As a child, family dinner was an important part of my everyday life. Each evening, at the same time, we gathered around the long benches of our kitchen table, digging into Chicken Curry Casserole or Cheesy Vegetable Chowder.
Some meals were lovely, full of catching up about our days, and stories about my parents’ many travels. Other dinners were tense, especially during my high school years, when family dinner could feel like routine drudgery. But despite my changing relationship with dinner, I always understood it as something families “just did,” and we continued to have family meals as long as I lived at home.
Years have passed, and my two siblings and I now live on our own. Even though we reside in the same Vermont town, we can easily go for weeks without seeing each other, due to their busy families and my over-full work schedule. As I get ready to move across the country this fall to attend graduate school in in California, I wanted to spend some time reconnecting with my family in the months before I go. We have always been close (and lived close!), so this will be a big change for all of us.
So we decided to institute family dinner again. It’s not every day anymore—we usually schedule it in twice a month—but everyone does their best to show up. These dinners are long, lazy affairs, complete with food, conversation, and sometimes wine. Unlike the family dinners of my childhood, these meals stretch into the later hours of the evening, as we talk about anything from my niece’s upcoming play to the books we are reading.
Most often, we end up making pizzas with whatever ingredients we have laying around: pear and Gorgonzola, pesto with chicken, goat cheese with basil and caramelized onion.

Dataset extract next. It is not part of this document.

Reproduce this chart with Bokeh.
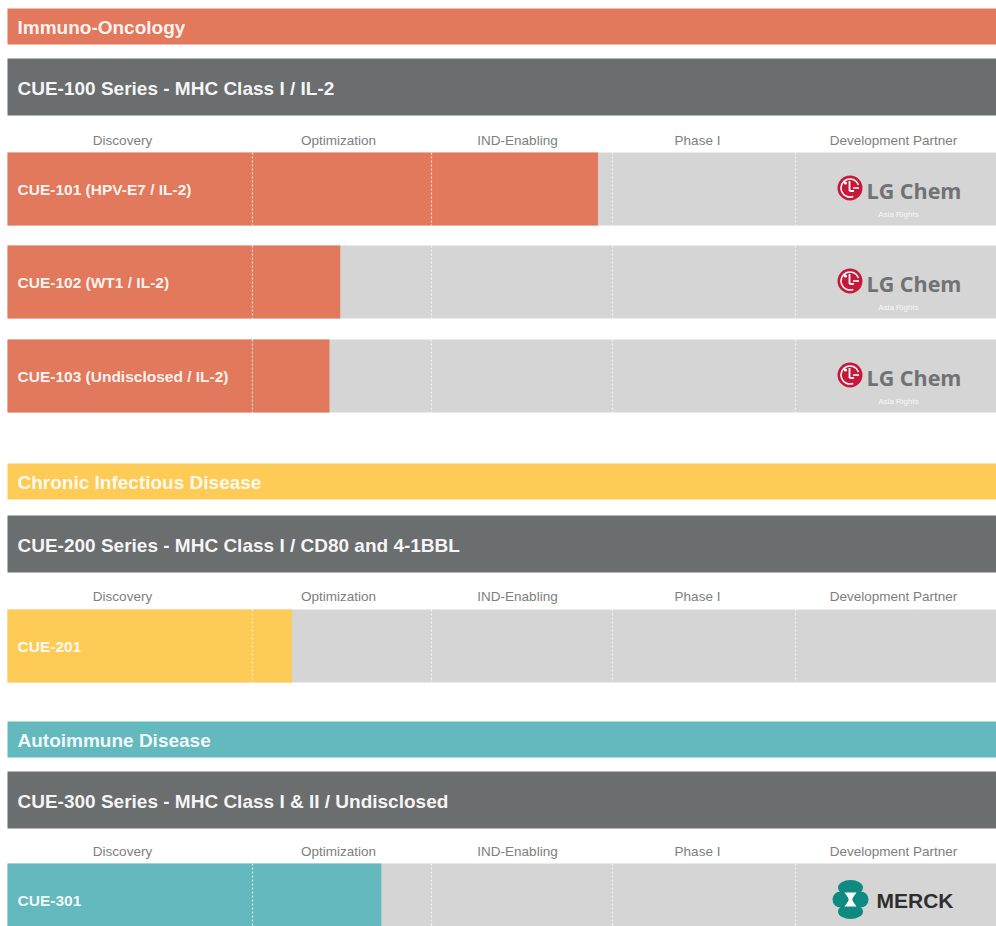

Everyone helps make the meal, chopping vegetables or layering on cheese. Rather than trying to orchestrate a sit-down dinner, we make the pizzas one at a time and serve them as they are done. The result is a laid-back evening meal, filled with stories and conversation.
After chatting for half an hour, we suddenly feel like a family again. These long, slow dinners give us a chance to talk about the little things, like a funny situation at work, a weekend trip we’re planning, or even a great sale we noticed at the supermarket.
Reinventing the family dinner table to suit our new needs has been a surprisingly delightful experience. It has been a chance for me to feel connected to my family, and remember how much each of us has to offer. While I don’t know what my life will look like once I reach the other coast, I do know that I will take the memories of these slow, easy dinners, and savor the time we took to reconnect.
To create your own laid-back summer meal, check-out this excellent collection of pizza recipes on Epicurious.com. Or try the fabulous Chicken Curry Casserole that Kelley mentioned! Special thanks to her mom for providing the family recipe.
Chicken Curry Casserole
4 large whole chicken breasts
2 cans cream of chicken soup
1 cup mayo
2 pkgs frozen broccoli
1-2 Tbsp curry powder
Salt & pepper to taste
Bread crumbs or Pepperidge Farm stuffing
Cook and de-bone chicken, and chop into cubes. Chop broccoli. Place in casserole dish. Make sauce of soup, mayo, curry powder, salt & pepper. Pour over casserole. Top with grated cheese and bread crumbs/stuffing mix. Bake at 325 until bubbly (1/2 hour or so). Can be prepared ahead and kept in the freezer.